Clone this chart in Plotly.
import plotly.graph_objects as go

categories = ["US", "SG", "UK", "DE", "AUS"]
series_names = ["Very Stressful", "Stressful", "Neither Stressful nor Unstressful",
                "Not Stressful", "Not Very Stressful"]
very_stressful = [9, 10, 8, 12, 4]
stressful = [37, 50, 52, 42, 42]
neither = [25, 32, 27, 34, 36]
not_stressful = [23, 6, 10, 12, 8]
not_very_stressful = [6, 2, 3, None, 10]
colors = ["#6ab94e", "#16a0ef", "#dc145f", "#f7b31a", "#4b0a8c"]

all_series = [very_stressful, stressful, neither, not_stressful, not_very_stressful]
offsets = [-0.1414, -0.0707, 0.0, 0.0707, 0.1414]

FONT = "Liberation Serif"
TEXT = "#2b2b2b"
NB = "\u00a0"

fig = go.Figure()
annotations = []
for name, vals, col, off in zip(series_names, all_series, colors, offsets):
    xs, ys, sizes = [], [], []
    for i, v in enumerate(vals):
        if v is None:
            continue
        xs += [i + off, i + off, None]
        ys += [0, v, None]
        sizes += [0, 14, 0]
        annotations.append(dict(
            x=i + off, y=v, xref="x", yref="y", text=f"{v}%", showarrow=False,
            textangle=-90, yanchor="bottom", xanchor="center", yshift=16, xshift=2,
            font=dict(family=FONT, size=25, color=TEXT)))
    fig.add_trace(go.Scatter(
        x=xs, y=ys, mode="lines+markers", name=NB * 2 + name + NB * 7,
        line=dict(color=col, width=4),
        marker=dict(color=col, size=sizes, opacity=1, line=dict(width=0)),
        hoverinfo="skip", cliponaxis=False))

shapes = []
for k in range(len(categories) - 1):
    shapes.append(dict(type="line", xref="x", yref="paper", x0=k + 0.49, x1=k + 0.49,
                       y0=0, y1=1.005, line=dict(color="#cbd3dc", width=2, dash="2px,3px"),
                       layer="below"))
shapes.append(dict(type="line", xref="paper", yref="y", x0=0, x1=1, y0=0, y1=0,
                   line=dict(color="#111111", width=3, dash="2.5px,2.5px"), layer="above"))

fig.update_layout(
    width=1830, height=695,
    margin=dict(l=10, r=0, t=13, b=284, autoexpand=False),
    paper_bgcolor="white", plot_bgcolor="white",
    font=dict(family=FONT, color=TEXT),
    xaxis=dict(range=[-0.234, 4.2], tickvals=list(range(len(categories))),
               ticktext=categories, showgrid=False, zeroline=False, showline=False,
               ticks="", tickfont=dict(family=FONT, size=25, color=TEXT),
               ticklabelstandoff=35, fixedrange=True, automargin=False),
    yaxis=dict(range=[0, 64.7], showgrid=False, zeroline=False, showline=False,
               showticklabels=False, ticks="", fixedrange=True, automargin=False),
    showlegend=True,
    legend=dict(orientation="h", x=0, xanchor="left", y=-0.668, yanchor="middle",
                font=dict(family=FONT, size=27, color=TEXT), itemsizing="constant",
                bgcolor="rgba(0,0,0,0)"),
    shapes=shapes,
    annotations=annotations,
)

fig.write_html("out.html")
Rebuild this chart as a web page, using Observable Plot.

- [DIRECTIONS FOR THIS TASK]
Restate each record exactly as written.

- [ANSWER FOR THE TASK]
Clone this chart in Plotly.
import plotly.graph_objects as go

categories = ["US", "SG", "UK", "DE", "AUS"]
series_names = ["Very Stressful", "Stressful", "Neither Stressful nor Unstressful",
                "Not Stressful", "Not Very Stressful"]
very_stressful = [9, 10, 8, 12, 4]
stressful = [37, 50, 52, 42, 42]
neither = [25, 32, 27, 34, 36]
not_stressful = [23, 6, 10, 12, 8]
not_very_stressful = [6, 2, 3, None, 10]
colors = ["#6ab94e", "#16a0ef", "#dc145f", "#f7b31a", "#4b0a8c"]

all_series = [very_stressful, stressful, neither, not_stressful, not_very_stressful]
offsets = [-0.1414, -0.0707, 0.0, 0.0707, 0.1414]

FONT = "Liberation Serif"
TEXT = "#2b2b2b"
NB = "\u00a0"

fig = go.Figure()
annotations = []
for name, vals, col, off in zip(series_names, all_series, colors, offsets):
    xs, ys, sizes = [], [], []
    for i, v in enumerate(vals):
        if v is None:
            continue
        xs += [i + off, i + off, None]
        ys += [0, v, None]
        sizes += [0, 14, 0]
        annotations.append(dict(
            x=i + off, y=v, xref="x", yref="y", text=f"{v}%", showarrow=False,
            textangle=-90, yanchor="bottom", xanchor="center", yshift=16, xshift=2,
            font=dict(family=FONT, size=25, color=TEXT)))
    fig.add_trace(go.Scatter(
        x=xs, y=ys, mode="lines+markers", name=NB * 2 + name + NB * 7,
        line=dict(color=col, width=4),
        marker=dict(color=col, size=sizes, opacity=1, line=dict(width=0)),
        hoverinfo="skip", cliponaxis=False))

shapes = []
for k in range(len(categories) - 1):
    shapes.append(dict(type="line", xref="x", yref="paper", x0=k + 0.49, x1=k + 0.49,
                       y0=0, y1=1.005, line=dict(color="#cbd3dc", width=2, dash="2px,3px"),
                       layer="below"))
shapes.append(dict(type="line", xref="paper", yref="y", x0=0, x1=1, y0=0, y1=0,
                   line=dict(color="#111111", width=3, dash="2.5px,2.5px"), layer="above"))

fig.update_layout(
    width=1830, height=695,
    margin=dict(l=10, r=0, t=13, b=284, autoexpand=False),
    paper_bgcolor="white", plot_bgcolor="white",
    font=dict(family=FONT, color=TEXT),
    xaxis=dict(range=[-0.234, 4.2], tickvals=list(range(len(categories))),
               ticktext=categories, showgrid=False, zeroline=False, showline=False,
               ticks="", tickfont=dict(family=FONT, size=25, color=TEXT),
               ticklabelstandoff=35, fixedrange=True, automargin=False),
    yaxis=dict(range=[0, 64.7], showgrid=False, zeroline=False, showline=False,
               showticklabels=False, ticks="", fixedrange=True, automargin=False),
    showlegend=True,
    legend=dict(orientation="h", x=0, xanchor="left", y=-0.668, yanchor="middle",
                font=dict(family=FONT, size=27, color=TEXT), itemsizing="constant",
                bgcolor="rgba(0,0,0,0)"),
    shapes=shapes,
    annotations=annotations,
)

fig.write_html("out.html")
Rebuild this chart as a web page, using Observable Plot.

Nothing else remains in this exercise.